It would be a complete falsehood to claim that the Great Recession went better than most people think. In fact, it was far worse than we ever expected (back in 2008 that is): 5.1 percent shrinkage of the economy during 2007-09 and record job losses in the months just before and after Obama’s inauguration in January 2009. Analysts in 2008 predicted things would be bad, but they had no idea just how pervasive the effects of the financial sector’s and housing market’s collapses would be. It’s common knowledge that this is the worst crisis we’ve encountered since the Great Depression.

What has been far better than most people realize is the recovery from this catastrophe. We’re still in a very difficult time, with unacceptable unemployment levels and a lack of demand that isn’t propping up business as it needs to. But things are getting better, and while complete recovery can’t come soon enough, that’s what’s important in the broader scheme of things. The Bureau of Economic Research finds that the recession itself — meaning the time where the economy shrank and job losses increased — ended in 2009. In other words, we’re not where we should be, but the worst is over, and things are slowly getting much better.

In the wake of the most frightening economic devastation of the Great Recession, the federal government passed a now-infamous sweeping set of government spending programs titled the American Recovery and Reinvestment Plan of 2009 — the stimulus package. Following the tenets of Keynesian economics, hundreds of billions of dollars were poured into infrastructure investment, health care, education, aid to low income and unemployed individuals, tax incentives and other programs in an effort to create jobs immediately and boost demand. It was a completely useless expansion of federal spending that constitutes the greatest waste of money in American history and did nothing to aid recovery. Right? Wrong.

Prepare yourselves, because the most unorthodox political blasphemy of this entire article so far is about to follow. The stimulus worked. The three indicators of economic health we need to look at are gross domestic product, total payroll employment and private-sector layoffs. Before the recession, GDP was rising at a very respectable rate, as were employment levels. 2008 marked a dramatic reversal in this trend: stagnation and then dramatic decline in GDP (9 percent during the fourth quarter alone), extreme rise in PSL (from 1.7 million layoffs in April to 2.3 million layoffs in December alone). January 2009 saw more job losses in a single month than in any single month for 60 years.

Then came February 2009: GDP declined steadily for a short while, and then began to grow again during the third quarter. Job losses began decreasingly steadily — meaning that we were still losing jobs, but at a remarkably slower rate. By the end of the year, the economy was seeing a net growth in jobs for the first time since the recession started. Private-sector layoffs began declining slowly, reaching pre-recession levels within a year.

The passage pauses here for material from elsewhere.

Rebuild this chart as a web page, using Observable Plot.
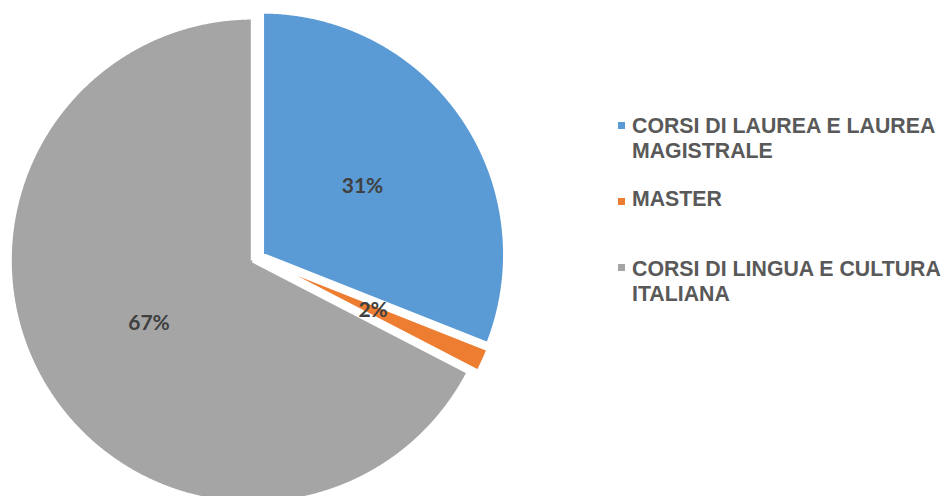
<!DOCTYPE html>
<html>
<head>
<meta charset="utf-8">
<script src="https://cdn.jsdelivr.net/npm/d3@7"></script>
<script src="https://cdn.jsdelivr.net/npm/@observablehq/plot@0.6"></script>
<style>
html, body { margin: 0; padding: 0; background: #fff; }
#wrap { position: relative; width: 945px; height: 496px; overflow: hidden; }
#wrap svg { position: absolute; left: 0; top: 0; }
.item { position: absolute; left: 632px; font-family: "Liberation Sans", Arial, sans-serif; font-weight: bold; font-size: 21.3px; line-height: 24.5px; color: #595959; white-space: nowrap; }
.sw { position: absolute; left: 618px; width: 7px; height: 7px; }
</style>
</head>
<body>
<div id="wrap"></div>
<script>
// ---- data ----
const categories = ["CORSI DI LAUREA E LAUREA MAGISTRALE", "MASTER", "CORSI DI LINGUA E CULTURA ITALIANA"];
const values = [31.0, 1.6, 67.4];
const colors = ["#5B9BD5", "#ED7D31", "#A5A5A5"];
const legendLines = [["CORSI DI LAUREA E LAUREA", "MAGISTRALE"], ["MASTER"], ["CORSI DI LINGUA E CULTURA", "ITALIANA"]];

// ---- layout ----
const W = 945, H = 496;
const cx = 257, cy = 257.2, R = 243;      // pie centre and radius in pixels
const explode = 5.5 / R;                  // slice explosion (unit radius)
const labelFrac = 0.5;
const legendTops = [114.3, 187.3, 257.3];
const swatchTops = [122, 198, 264];

const rows = categories.map((name, i) => ({name, value: values[i]}));
const arcs = d3.pie().sort(null).value(d => d.value).startAngle(0).endAngle(2 * Math.PI)(rows);

const pts = [];
const labels = [];
arcs.forEach(a => {
  const m = (a.startAngle + a.endAngle) / 2;
  const ox = explode * Math.sin(m), oy = explode * Math.cos(m);
  const name = a.data.name;
  pts.push({name, x: ox, y: oy});
  const n = Math.max(2, Math.ceil((a.endAngle - a.startAngle) / (Math.PI / 720)));
  for (let k = 0; k <= n; k++) {
    const t = a.startAngle + (a.endAngle - a.startAngle) * k / n;
    pts.push({name, x: ox + Math.sin(t), y: oy + Math.cos(t)});
  }
  pts.push({name, x: ox, y: oy});
  labels.push({
    x: ox + labelFrac * Math.sin(m),
    y: oy + labelFrac * Math.cos(m),
    text: d3.format(".0%")(a.data.value / 100)
  });
});

const chart = Plot.plot({
  width: W,
  height: H,
  margin: 0,
  x: {domain: [-cx / R, (W - cx) / R], axis: null},
  y: {domain: [(cy - H) / R, cy / R], axis: null},
  color: {domain: categories, range: colors},
  marks: [
    Plot.line(pts, {x: "x", y: "y", z: "name", fill: "name", stroke: "white", strokeWidth: 4,
      strokeLinejoin: "miter", strokeMiterlimit: 4, strokeLinecap: "butt", curve: "linear"}),
    Plot.text(labels, {x: "x", y: "y", text: "text", fontFamily: "Lato, 'Open Sans', sans-serif",
      fontWeight: "bold", fontSize: 21, fill: "#404040"})
  ]
});

const wrap = document.getElementById("wrap");
wrap.appendChild(chart);

legendLines.forEach((lines, i) => {
  const sw = document.createElement("div");
  sw.className = "sw";
  sw.style.top = swatchTops[i] + "px";
  sw.style.background = colors[i];
  wrap.appendChild(sw);
  const it = document.createElement("div");
  it.className = "item";
  it.style.top = legendTops[i] + "px";
  it.innerHTML = lines.join("<br>");
  wrap.appendChild(it);
});
</script>
</body>
</html>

Date that the stimulus package was signed into law: Feb. 17, 2009. Coincidence? I think not. Don’t get me wrong: Obama saw a lot of job losses during his first year in office, and the economy didn’t become better with a wave of his magic wand. But it’s the trend that’s important! During the past three years, we’ve been doing better and better each month — and with recent statistics showing hundreds of thousands of jobs being added every month, the future is looking much brighter.

— Geoffrey Bell is the Daily Nexus liberal columnist.

 

In Response, Right Said:

 

Yes, technically — according to the strict economic definition of the word — the Great Recession is over. But by almost any indicator, we are not in an economic recovery. The “recovery” in terms of job gains, contrary to what my colleague says, has been disturbingly uneven. Economic growth has remained anemic, nowhere close to the 3 percent growth that would occur under normal circumstances. I’ve said it before and I’ll say it again — Keynesian economics does not work; it’s never worked in our past, it’s not working now. So yes, the stimulus package was a complete waste of taxpayer dollars, another boondoggle spending project that has driven us deeper into crushing debt.

If the president is truly an “ardent believer in the free market” like he claimed he is, he would have realized that this approach is completely inefficient, particularly now that we are in a global economy. It would have been far more efficient and effective for him to do pretty much everything he hasn’t done: provide a tax amnesty period to bring corporate profits back into the United States, reform the corporate and individual tax code to make it flatter, fairer and simpler and eliminate capital gains taxes to encourage investment in American companies. These measures would not only have put the economy on solid ground to recover, but they also would have had little to no net effect on the national debt. Now that’s change you can believe in.